• [Do this]: Your task is to retype the lines from the opening of the material through the line that includes "const gridValues = [-6, -4, -2, 0, 2, 4];". Do not copy the pictures.

• [Record extracts]:
┄┄┄┄┄┄┄┄┄┄┄┄┄┄┄┄┄┄┄┄

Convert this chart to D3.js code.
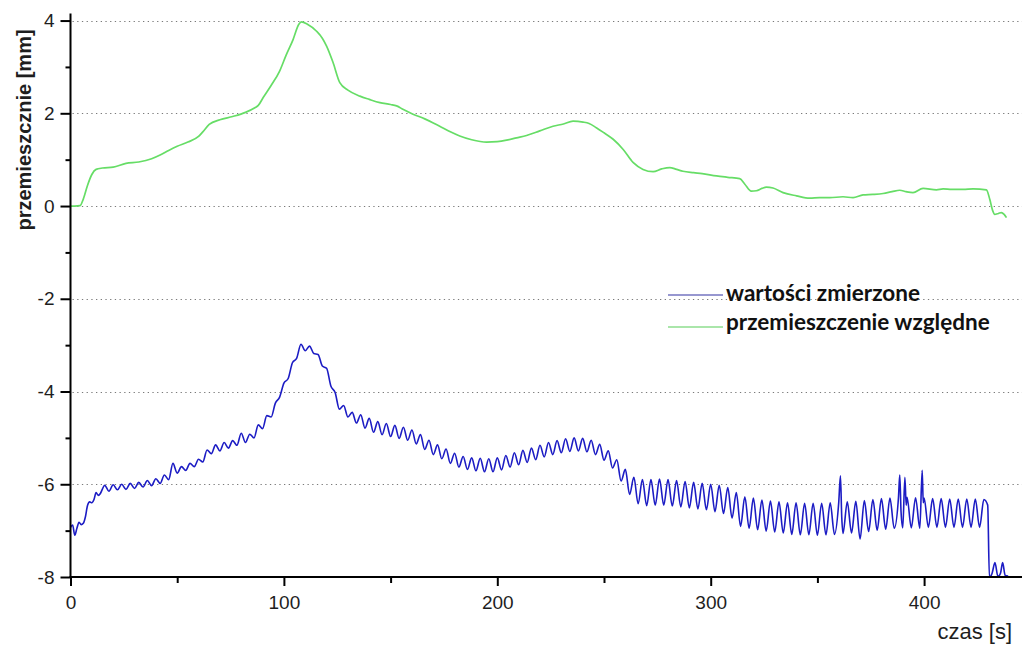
<!DOCTYPE html>
<html>
<head>
<meta charset="utf-8">
<script src="https://cdn.jsdelivr.net/npm/d3@7"></script>
<style>
  html, body { margin: 0; padding: 0; background: #fff; }
  svg { display: block; }
</style>
</head>
<body>
<svg id="chart" width="1022" height="648"></svg>
<script>
// Axis ticks
const xMajorTicks = [0, 100, 200, 300, 400];
const xMinorTicks = [50, 150, 250, 350];
const yMajorTicks = [-8, -6, -4, -2, 0, 2, 4];
const yMinorTicks = [-7, -5, -3, -1, 1, 3];
const gridValues = [-6, -4, -2, 0, 2, 4];

// Series labels
const seriesNames = ["wartości zmierzone", "przemieszczenie względne"];

// Measured displacement [time s, value mm]
const measured = [
  [0,-6.93],[1,-6.88],[2,-7.10],[3,-6.95],[4,-6.82],[5,-6.87],[6,-6.84],[7,-6.70],[8,-6.45],[9,-6.38],
  [10,-6.40],[11,-6.33],[12,-6.18],[13,-6.24],[14,-6.20],[15,-6.10],[16,-6.02],
  [18,-6.15],[20,-6.01],[22,-6.12],[24,-6.00],[26,-6.11],[28,-5.98],[30,-6.09],[32,-5.96],[34,-6.06],
  [36,-5.92],[38,-6.03],[40,-5.88],[42,-5.98],[44,-5.80],[46,-5.90],[48,-5.55],[50,-5.76],[52,-5.62],
  [54,-5.70],[56,-5.55],[58,-5.62],[60,-5.46],[62,-5.52],[64,-5.26],[66,-5.34],[68,-5.15],[70,-5.28],
  [72,-5.10],[74,-5.22],[76,-5.06],[78,-5.16],[80,-4.90],[82,-5.10],[84,-4.92],[86,-5.00],[88,-4.72],
  [90,-4.80],[92,-4.52],[94,-4.55],[96,-4.25],[98,-4.12],[100,-3.82],[102,-3.72],[104,-3.38],[106,-3.28],
  [108,-2.98],[110,-3.12],[112,-3.02],[114,-3.18],[116,-3.20],[118,-3.45],[120,-3.50],[122,-3.88],
  [124,-4.02],[126,-4.38],[128,-4.30],[130,-4.55],[132,-4.45],[134,-4.68],
  [136,-4.50],[138,-4.79],[140,-4.58],[142,-4.88],[144,-4.65],[146,-4.93],[148,-4.69],[150,-4.97],
  [152,-4.73],[154,-5.01],[156,-4.77],[158,-5.05],[160,-4.83],[162,-5.13],[164,-4.93],[166,-5.25],
  [168,-5.05],[170,-5.36],[172,-5.15],[174,-5.45],[176,-5.24],[178,-5.55],[180,-5.33],[182,-5.63],
  [184,-5.40],[186,-5.68],[188,-5.43],[190,-5.71],[192,-5.44],[194,-5.73],[196,-5.45],[198,-5.73],
  [200,-5.43],[202,-5.69],[204,-5.38],[206,-5.63],[208,-5.32],[210,-5.58],[212,-5.27],[214,-5.53],
  [216,-5.22],[218,-5.47],[220,-5.16],[222,-5.41],[224,-5.10],[226,-5.36],[228,-5.06],[230,-5.32],
  [232,-5.02],[234,-5.29],[236,-5.00],[238,-5.28],[240,-5.01],[242,-5.30],[244,-5.05],[246,-5.36],
  [248,-5.14],[250,-5.48],[252,-5.28],[254,-5.65],[256,-5.47],[258,-5.93],[260,-5.68],[262,-6.22],
  [264,-5.85],[266,-6.42],[268,-5.90],[270,-6.46],[272,-5.90],[274,-6.45],[276,-5.89],[278,-6.45],
  [280,-5.90],[282,-6.47],[284,-5.92],[286,-6.49],[288,-5.94],[290,-6.51],[292,-5.96],[294,-6.53],
  [296,-5.98],[298,-6.55],[300,-6.00],[302,-6.59],[304,-6.02],[306,-6.63],[308,-6.07],[310,-6.73],
  [312,-6.18],[314,-6.91],[316,-6.27],[318,-6.95],[320,-6.30],[322,-6.98],[324,-6.34],[326,-7.01],
  [328,-6.36],[330,-7.03],[332,-6.38],[334,-7.05],[336,-6.40],[338,-7.08],[340,-6.40],[342,-7.09],
  [344,-6.41],[346,-7.09],[348,-6.41],[350,-7.10],[352,-6.41],[354,-7.09],[356,-6.40],[358,-7.08],
  [360,-6.39],[360.8,-5.82],[361.4,-6.70],[362,-7.06],[364,-6.38],[366,-7.05],[368,-6.37],[370,-7.18],
  [372,-6.35],[374,-7.02],[376,-6.33],[378,-6.99],[380,-6.31],[382,-6.97],[384,-6.30],[386,-6.95],
  [388,-6.28],[388.6,-5.80],[389.2,-6.60],[390,-6.94],[391,-5.85],[391.6,-6.45],[392,-6.28],[394,-6.94],
  [396,-6.29],[398,-6.95],[399.1,-5.70],[399.6,-6.40],[400,-6.30],[402,-6.93],[404,-6.31],[406,-6.93],
  [408,-6.31],[410,-6.93],[412,-6.32],[414,-6.93],[416,-6.32],[418,-6.93],[420,-6.32],[422,-6.93],
  [424,-6.32],[426,-6.93],[428,-6.33],[429.8,-6.45],[430.6,-8.00],[431.8,-7.93],[433.2,-7.69],
  [434.6,-7.99],[435.8,-7.92],[436.8,-7.69],[438,-7.97],[439.4,-7.98]
];

// Relative displacement [time s, value mm]
const relative = [
  [0,0],[2,0],[4.5,0.01],[6,0.15],[8,0.45],[10,0.68],[12,0.79],[15,0.82],[20,0.84],[26,0.92],
  [32,0.95],[38,1.02],[42,1.10],[46,1.20],[50,1.29],[55,1.38],[60,1.50],[62,1.60],[65,1.76],[70,1.86],
  [76,1.93],[82,2.02],[86.4,2.12],[88,2.17],[90.3,2.34],[94,2.60],[98,2.91],[101,3.25],[104.3,3.59],
  [107,3.92],[108.2,3.97],[111,3.92],[115.3,3.77],[118,3.62],[120,3.45],[123,3.10],[126.2,2.66],
  [130,2.50],[135.6,2.37],[140,2.30],[145,2.23],[150,2.19],[152.8,2.16],[156,2.08],[160.5,1.98],
  [166,1.88],[173,1.72],[178,1.60],[182.4,1.51],[188,1.43],[195,1.38],[200,1.39],[204.3,1.42],
  [209,1.47],[213.7,1.52],[219.9,1.62],[226.1,1.72],[231,1.77],[235.5,1.83],[240.2,1.81],[243,1.78],
  [246.4,1.69],[250,1.58],[254.3,1.44],[259,1.22],[263.6,0.94],[268.3,0.79],[273,0.74],[277,0.80],
  [280.8,0.83],[284,0.79],[287,0.75],[292,0.72],[296,0.70],[302.7,0.65],[308,0.62],[313.6,0.59],
  [316,0.47],[319,0.32],[321.4,0.33],[324,0.38],[326.1,0.41],[329.2,0.39],[333.9,0.29],[340.2,0.22],
  [346.4,0.17],[351,0.18],[355.8,0.18],[362,0.20],[366.7,0.18],[371.4,0.24],[376,0.25],[380.8,0.27],
  [385,0.31],[388.6,0.34],[391.5,0.31],[394.8,0.29],[399.5,0.38],[405.8,0.35],[408.9,0.37],[413,0.36],
  [418.3,0.36],[423,0.37],[429.2,0.35],[430.8,0.14],[432,-0.08],[433.1,-0.18],[434.8,-0.16],
  [436.2,-0.14],[437.5,-0.18],[438.6,-0.25]
];

const svg = d3.select("#chart");
const W = 1022;
const plot = { left: 70.5, right: 1022, top: 13.6, bottom: 577 };

const x = d3.scaleLinear().domain([0, 446]).range([plot.left, plot.left + 446 * 2.134]);
const y = d3.scaleLinear().domain([-8, 4.15]).range([plot.bottom, plot.top]);

const textColor = "#1e1e1e";
const tickFont = "'Liberation Sans', Arial, sans-serif";

// Dotted horizontal grid
svg.append("g")
  .selectAll("line")
  .data(gridValues)
  .join("line")
  .attr("x1", plot.left + 2)
  .attr("x2", W)
  .attr("y1", d => Math.round(y(d)) + 0.5)
  .attr("y2", d => Math.round(y(d)) + 0.5)
  .attr("stroke", "#7a7a7a")
  .attr("stroke-width", 1)
  .attr("stroke-dasharray", "1.3,3.4");

// Series lines
const line = d3.line()
  .x(d => x(d[0]))
  .y(d => y(d[1]))
  .curve(d3.curveMonotoneX);

svg.append("path")
  .datum(relative)
  .attr("fill", "none")
  .attr("stroke", "#66dd66")
  .attr("stroke-width", 1.7)
  .attr("stroke-linejoin", "round")
  .attr("d", line);

svg.append("path")
  .datum(measured)
  .attr("fill", "none")
  .attr("stroke", "#1c1cc4")
  .attr("stroke-width", 1.6)
  .attr("stroke-linejoin", "round")
  .attr("d", line);

// Plain hyphen-minus labels
const plainFormat = d => String(d);

// X axis: major ticks with labels, minor ticks without
const xAxis = svg.append("g")
  .attr("transform", `translate(0,${plot.bottom})`)
  .call(d3.axisBottom(x).tickValues(xMajorTicks).tickFormat(plainFormat)
    .tickSize(9).tickSizeOuter(0).tickPadding(10));
xAxis.select(".domain").attr("d", `M${plot.left - 1},0H${W}`).attr("stroke", "#000").attr("stroke-width", 2);

svg.append("g")
  .attr("transform", `translate(0,${plot.bottom})`)
  .call(d3.axisBottom(x).tickValues(xMinorTicks).tickSize(6).tickFormat(""))
  .call(g => g.select(".domain").remove());

// Y axis
const yAxis = svg.append("g")
  .attr("transform", `translate(${plot.left},0)`)
  .call(d3.axisLeft(y).tickValues(yMajorTicks).tickFormat(plainFormat)
    .tickSize(10).tickSizeOuter(0).tickPadding(6));
yAxis.select(".domain").attr("d", `M0,${plot.top}V${plot.bottom + 1}`).attr("stroke", "#000").attr("stroke-width", 2);

svg.append("g")
  .attr("transform", `translate(${plot.left},0)`)
  .call(d3.axisLeft(y).tickValues(yMinorTicks).tickSize(5).tickFormat(""))
  .call(g => g.select(".domain").remove());

svg.selectAll(".tick line").attr("stroke", "#000").attr("stroke-width", 2);
svg.selectAll(".tick text")
  .attr("fill", textColor)
  .attr("font-family", null)
  .style("font-family", tickFont)
  .style("font-size", "19px");

// Axis titles
svg.append("text")
  .attr("transform", `translate(31,130) rotate(-90)`)
  .attr("text-anchor", "middle")
  .attr("fill", textColor)
  .style("font-family", tickFont)
  .style("font-size", "20px")
  .style("font-weight", "bold")
  .text("przemieszcznie [mm]");

svg.append("text")
  .attr("x", 1012)
  .attr("y", 639)
  .attr("text-anchor", "end")
  .attr("fill", textColor)
  .style("font-family", tickFont)
  .style("font-size", "22px")
  .text("czas [s]");

// Legend
const legend = [
  { name: seriesNames[0], color: "#7474c0", lineY: 295, textY: 301 },
  { name: seriesNames[1], color: "#8ede8e", lineY: 327, textY: 330 }
];
const lg = svg.append("g");
lg.selectAll("line")
  .data(legend)
  .join("line")
  .attr("x1", 668).attr("x2", 723)
  .attr("y1", d => d.lineY).attr("y2", d => d.lineY)
  .attr("stroke", d => d.color)
  .attr("stroke-width", 1.6);
lg.selectAll("text")
  .data(legend)
  .join("text")
  .attr("x", 726)
  .attr("y", d => d.textY)
  .attr("fill", "#111")
  .style("font-family", "Lato, sans-serif")
  .style("font-weight", "bold")
  .style("font-size", "22.5px")
  .text(d => d.name);
</script>
</body>
</html>
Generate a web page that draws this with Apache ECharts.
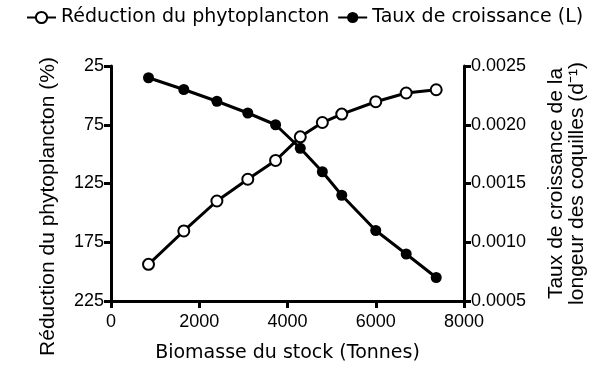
<!DOCTYPE html>
<html>
<head>
<meta charset="utf-8">
<script src="https://cdn.jsdelivr.net/npm/echarts@6/dist/echarts.min.js"></script>
<style>
html,body{margin:0;padding:0;background:#fff;}
#chart{width:600px;height:386px;}
</style>
</head>
<body>
<div id="chart"></div>
<script>
// Data
const biomass = [850, 1650, 2400, 3100, 3730, 4290, 4790, 5230, 6000, 6690, 7370];
const phytoReduction = [193.8, 165.4, 139.9, 121.4, 105.4, 85.3, 73.1, 65.9, 55.4, 48, 45.2];
const growthRate = [0.0024, 0.0023, 0.0022, 0.0021, 0.0020, 0.0018, 0.0016, 0.0014, 0.0011, 0.0009, 0.0007];
const seriesNames = ['Réduction du phytoplancton', 'Taux de croissance (L)'];
const xTitle = 'Biomasse du stock (Tonnes)';
const yLeftTitle = 'Réduction du phytoplancton (%)';
const yRightTitle = 'Taux de croissance de la\nlongeur des coquilles (d⁻¹)';

const pairs = (xs, ys) => xs.map((x, i) => [x, ys[i]]);

const axisCommon = {
  axisLine: {show: true, lineStyle: {color: '#000', width: 3}},
  axisTick: {show: true, inside: false, length: 7, lineStyle: {color: '#000', width: 3}},
  splitLine: {show: false},
  axisLabel: {color: '#000', fontFamily: 'Liberation Sans', fontSize: 18}
};

const chart = echarts.init(document.getElementById('chart'), null, {renderer: 'canvas'});
chart.setOption({
  animation: false,
  backgroundColor: '#fff',
  grid: {left: 111, right: 136, top: 66, bottom: 85, containLabel: false},
  legend: {
    top: 3, left: 21,
    itemWidth: 29, itemHeight: 14, itemGap: 8,
    textStyle: {color: '#000', fontFamily: 'DejaVu Sans', fontSize: 19},
    data: seriesNames
  },
  xAxis: Object.assign({}, axisCommon, {
    type: 'value', min: 0, max: 8000, interval: 2000,
    name: xTitle, nameLocation: 'middle', nameGap: 43,
    nameTextStyle: {color: '#000', fontFamily: 'DejaVu Sans', fontSize: 19},
    axisLabel: Object.assign({}, axisCommon.axisLabel, {margin: 12, formatter: v => String(v)})
  }),
  yAxis: [
    Object.assign({}, axisCommon, {
      type: 'value', position: 'left', inverse: true,
      min: 25, max: 225, interval: 50,
      name: yLeftTitle, nameLocation: 'middle', nameGap: 52, nameRotate: 90,
      nameTextStyle: {color: '#000', fontFamily: 'Liberation Sans', fontSize: 21, padding: [0, 46, 0, 0]},
      axisLabel: Object.assign({}, axisCommon.axisLabel, {margin: 7, formatter: v => String(v)})
    }),
    Object.assign({}, axisCommon, {
      type: 'value', position: 'right',
      min: 0.0005, max: 0.0025, interval: 0.0005,
      name: yRightTitle, nameLocation: 'middle', nameGap: 82, nameRotate: 90,
      nameTextStyle: {color: '#000', fontFamily: 'Liberation Sans', fontSize: 21, lineHeight: 21},
      axisLabel: Object.assign({}, axisCommon.axisLabel, {margin: 7, formatter: v => v.toFixed(4)})
    })
  ],
  series: [
    {
      name: seriesNames[0], type: 'line', yAxisIndex: 0,
      data: pairs(biomass, phytoReduction),
      symbol: 'circle', symbolSize: 11, showAllSymbol: true,
      lineStyle: {color: '#000', width: 3},
      itemStyle: {color: '#fff', borderColor: '#000', borderWidth: 2},
      z: 3
    },
    {
      name: seriesNames[1], type: 'line', yAxisIndex: 1,
      data: pairs(biomass, growthRate),
      symbol: 'circle', symbolSize: 11, showAllSymbol: true,
      lineStyle: {color: '#000', width: 3},
      itemStyle: {color: '#000', borderColor: '#000', borderWidth: 0},
      z: 2
    }
  ]
});
</script>
</body>
</html>
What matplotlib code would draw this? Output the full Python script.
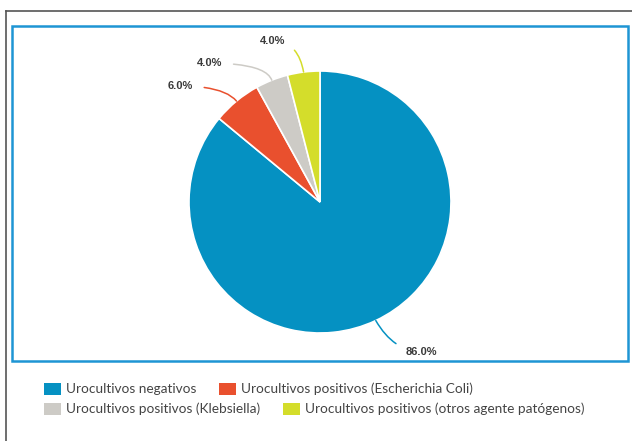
import matplotlib
matplotlib.use("Agg")
import numpy as np
import matplotlib.pyplot as plt
from matplotlib.patches import Rectangle
from matplotlib.lines import Line2D

########################################################
# Data

categories = [
    "Urocultivos negativos",
    "Urocultivos positivos (Escherichia Coli)",
    "Urocultivos positivos (Klebsiella)",
    "Urocultivos positivos (otros agente patógenos)",
]
values = [86.0, 6.0, 4.0, 4.0]
colors = ["#0591C2", "#E9502E", "#CDCBC6", "#D4DD2B"]

########################################################
W, H = 632, 441
fig = plt.figure(figsize=(W / 100, H / 100), dpi=100)
ax = fig.add_axes([0, 0, 1, 1])

# pixel helpers (y measured from the top of the picture)
def py(y):
    return H - y

center = (320, py(202))
radius = 131

wedges, _ = ax.pie(values, colors=colors, startangle=90, counterclock=False,
                   center=center, radius=radius, frame=True,
                   wedgeprops=dict(edgecolor="white", linewidth=1.2))

# label offsets (pixels) and connector angles at the wedge end
offsets = [(46, -31), (-56, 15), (-62, 17), (-31, 31)]
angles_b = [-60, 130, 110, 100]

for w, v, c, off, ab in zip(wedges, values, colors, offsets, angles_b):
    mid = np.deg2rad((w.theta1 + w.theta2) / 2)
    edge = (center[0] + radius * np.cos(mid), center[1] + radius * np.sin(mid))
    ax.annotate(f"{v:.1f}%", xy=edge, xytext=off, textcoords="offset pixels",
                ha="center", va="center", fontsize=8, fontweight="bold",
                family="Liberation Sans", color="#3a3a3a",
                arrowprops=dict(arrowstyle="-", color=c, lw=1.1,
                                shrinkA=6, shrinkB=0,
                                connectionstyle=f"angle3,angleA=0,angleB={ab}"))

# frames
ax.add_patch(Rectangle((12, py(361)), 616, 335, fill=False,
                       edgecolor="#1E95D4", lw=1.8))
ax.add_line(Line2D([6, W], [py(11), py(11)], color="#555555", lw=1.2))
ax.add_line(Line2D([6, 6], [py(11), 0], color="#555555", lw=1.2))

ax.set_xlim(0, W)
ax.set_ylim(0, H)
ax.set_aspect("auto")
ax.axis("off")

# legend, laid out as a flowing list of two rows
fig.canvas.draw()
renderer = fig.canvas.get_renderer()
rows = [[0, 1], [2, 3]]
row_y = [389, 409]
for row, yy in zip(rows, row_y):
    x = 44
    for i in row:
        ax.add_patch(Rectangle((x, py(yy + 6)), 17, 12, color=colors[i], lw=0))
        t = ax.text(x + 22, py(yy), categories[i], fontsize=9.8, family="Lato",
                    color="#444444", va="center", ha="left")
        bb = t.get_window_extent(renderer)
        x = bb.x1 + 23

fig.savefig("out.png", dpi=100, facecolor="white")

┄┄┄┄┄┄┄┄┄┄┄┄┄┄┄┄┄┄┄┄

• [Problem solution]:
Convert this chart to D3.js code.
<!DOCTYPE html>
<html>
<head>
<meta charset="utf-8">
<script src="https://cdn.jsdelivr.net/npm/d3@7"></script>
<style>
  html, body { margin: 0; padding: 0; background: #fff; }
  svg { display: block; }
</style>
</head>
<body>
<svg id="chart" width="1022" height="648"></svg>
<script>
// Axis ticks
const xMajorTicks = [0, 100, 200, 300, 400];
const xMinorTicks = [50, 150, 250, 350];
const yMajorTicks = [-8, -6, -4, -2, 0, 2, 4];
const yMinorTicks = [-7, -5, -3, -1, 1, 3];
const gridValues = [-6, -4, -2, 0, 2, 4];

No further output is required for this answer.